The Fifth Amendment is not obligatory upon the states or their judicial establishments, and regulates the procedure of federal courts only. Twining v. New Jersey,211 U. S. 78.

A violation of defendant's rights under a provision in the state constitution which is identical to one in the federal Constitution which is only obligatory on the federal courts does not infringe a federal right.

The word "testimony" more properly refers to oral evidence than to documentary, and it is reasonable that a distinction should be made between the two.

The prohibition in § 9 of the Bankruptcy Act of 1898 against offering testimony given by the bankrupt in accordance with the provisions of that section as evidence in any criminal proceeding applies only to the testimony, and not to the schedules referred to therein.

Rev.Stat. § 860, prohibiting the use of a pleading of a party or discovery of evidence by judicial proceeding against him in a criminal proceeding, while in force, was limited by its own terms to proceedings in the federal courts, and does not apply to one in the state court.

Evidence showing the results of an expert examination of the bankrupt's books is not "testimony" within the meaning of § 9 of the Bankruptcy Act of 1898.

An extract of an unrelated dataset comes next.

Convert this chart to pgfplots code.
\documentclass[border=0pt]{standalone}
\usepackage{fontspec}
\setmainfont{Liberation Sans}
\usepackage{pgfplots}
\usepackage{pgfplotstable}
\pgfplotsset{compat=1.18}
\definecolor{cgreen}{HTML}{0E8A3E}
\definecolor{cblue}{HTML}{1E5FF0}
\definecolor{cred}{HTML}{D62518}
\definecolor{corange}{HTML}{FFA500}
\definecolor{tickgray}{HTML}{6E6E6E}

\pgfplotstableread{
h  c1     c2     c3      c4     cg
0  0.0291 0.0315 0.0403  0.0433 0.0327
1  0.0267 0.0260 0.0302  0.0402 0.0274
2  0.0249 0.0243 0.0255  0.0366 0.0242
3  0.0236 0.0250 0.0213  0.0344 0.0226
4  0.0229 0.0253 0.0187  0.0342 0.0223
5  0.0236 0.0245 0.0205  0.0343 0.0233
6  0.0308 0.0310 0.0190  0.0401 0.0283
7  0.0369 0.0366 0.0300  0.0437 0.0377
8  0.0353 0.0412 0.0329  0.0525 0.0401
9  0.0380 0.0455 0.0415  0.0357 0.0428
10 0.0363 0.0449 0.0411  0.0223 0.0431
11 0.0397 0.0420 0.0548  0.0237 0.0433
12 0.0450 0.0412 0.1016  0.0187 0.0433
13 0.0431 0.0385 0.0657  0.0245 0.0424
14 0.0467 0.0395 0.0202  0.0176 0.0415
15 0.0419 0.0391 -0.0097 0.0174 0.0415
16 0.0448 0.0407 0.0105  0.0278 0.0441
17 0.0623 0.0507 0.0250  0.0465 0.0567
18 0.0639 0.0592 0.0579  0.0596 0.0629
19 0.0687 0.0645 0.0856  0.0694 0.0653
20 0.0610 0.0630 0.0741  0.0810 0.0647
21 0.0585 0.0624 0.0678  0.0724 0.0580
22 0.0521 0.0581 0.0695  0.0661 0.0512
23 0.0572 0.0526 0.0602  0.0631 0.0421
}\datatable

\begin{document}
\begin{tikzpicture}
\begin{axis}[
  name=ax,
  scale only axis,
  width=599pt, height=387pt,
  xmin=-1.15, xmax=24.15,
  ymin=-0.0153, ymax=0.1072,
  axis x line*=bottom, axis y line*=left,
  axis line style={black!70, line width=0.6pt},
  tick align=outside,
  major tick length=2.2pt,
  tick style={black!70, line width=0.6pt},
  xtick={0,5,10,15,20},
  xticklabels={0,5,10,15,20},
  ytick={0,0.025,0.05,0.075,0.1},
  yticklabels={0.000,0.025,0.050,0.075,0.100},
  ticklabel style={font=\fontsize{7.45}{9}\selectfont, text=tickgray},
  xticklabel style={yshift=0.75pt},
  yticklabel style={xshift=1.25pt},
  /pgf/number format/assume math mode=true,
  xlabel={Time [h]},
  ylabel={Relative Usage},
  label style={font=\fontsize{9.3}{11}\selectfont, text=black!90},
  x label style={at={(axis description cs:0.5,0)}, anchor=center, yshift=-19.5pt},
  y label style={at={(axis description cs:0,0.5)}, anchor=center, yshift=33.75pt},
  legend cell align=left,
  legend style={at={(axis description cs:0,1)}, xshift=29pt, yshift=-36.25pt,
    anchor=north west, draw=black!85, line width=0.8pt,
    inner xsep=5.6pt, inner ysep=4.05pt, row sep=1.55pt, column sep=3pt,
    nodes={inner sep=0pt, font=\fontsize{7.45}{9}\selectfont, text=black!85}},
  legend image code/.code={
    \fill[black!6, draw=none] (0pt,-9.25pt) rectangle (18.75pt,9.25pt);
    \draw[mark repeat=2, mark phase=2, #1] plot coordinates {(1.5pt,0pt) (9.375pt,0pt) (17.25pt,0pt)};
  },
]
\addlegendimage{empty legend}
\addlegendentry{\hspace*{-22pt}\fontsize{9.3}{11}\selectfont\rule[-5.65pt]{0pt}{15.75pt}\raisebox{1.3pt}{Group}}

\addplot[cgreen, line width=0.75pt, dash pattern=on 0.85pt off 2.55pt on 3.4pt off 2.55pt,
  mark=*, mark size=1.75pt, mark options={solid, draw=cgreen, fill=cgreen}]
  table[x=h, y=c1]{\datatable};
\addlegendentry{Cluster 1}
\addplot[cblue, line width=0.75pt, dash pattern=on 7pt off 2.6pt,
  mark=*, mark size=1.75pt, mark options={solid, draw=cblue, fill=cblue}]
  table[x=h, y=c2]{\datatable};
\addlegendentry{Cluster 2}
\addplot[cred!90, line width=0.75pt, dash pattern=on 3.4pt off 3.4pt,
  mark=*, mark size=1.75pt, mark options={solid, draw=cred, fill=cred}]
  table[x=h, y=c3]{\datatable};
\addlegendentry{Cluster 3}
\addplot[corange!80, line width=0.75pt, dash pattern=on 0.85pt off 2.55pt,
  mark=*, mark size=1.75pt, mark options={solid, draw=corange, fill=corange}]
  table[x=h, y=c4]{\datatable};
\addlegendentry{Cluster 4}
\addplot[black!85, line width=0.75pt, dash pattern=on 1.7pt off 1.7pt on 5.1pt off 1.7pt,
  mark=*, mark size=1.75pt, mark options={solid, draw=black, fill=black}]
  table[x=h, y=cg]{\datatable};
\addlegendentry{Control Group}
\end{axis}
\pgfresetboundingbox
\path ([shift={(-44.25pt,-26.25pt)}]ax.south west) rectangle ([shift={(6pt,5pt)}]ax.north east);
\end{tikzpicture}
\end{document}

Quaere, and not necessary to determine in this case, whether the prohibition in § 9 of the Bankruptcy Act against using testimony of the bankrupt is not limited to criminal proceedings in the federal courts, and does not apply to such proceedings in the state courts.

228 Pa.St. 400 affirmed.

The facts, which involve the question whether schedules filed by the bankrupt are, under the Fifth Amendment to

Page 227 U. S. 593

the federal Constitution and the provisions of the Bankruptcy Act, admissible in a criminal trial of the bankrupt in the state court, are stated in the opinion.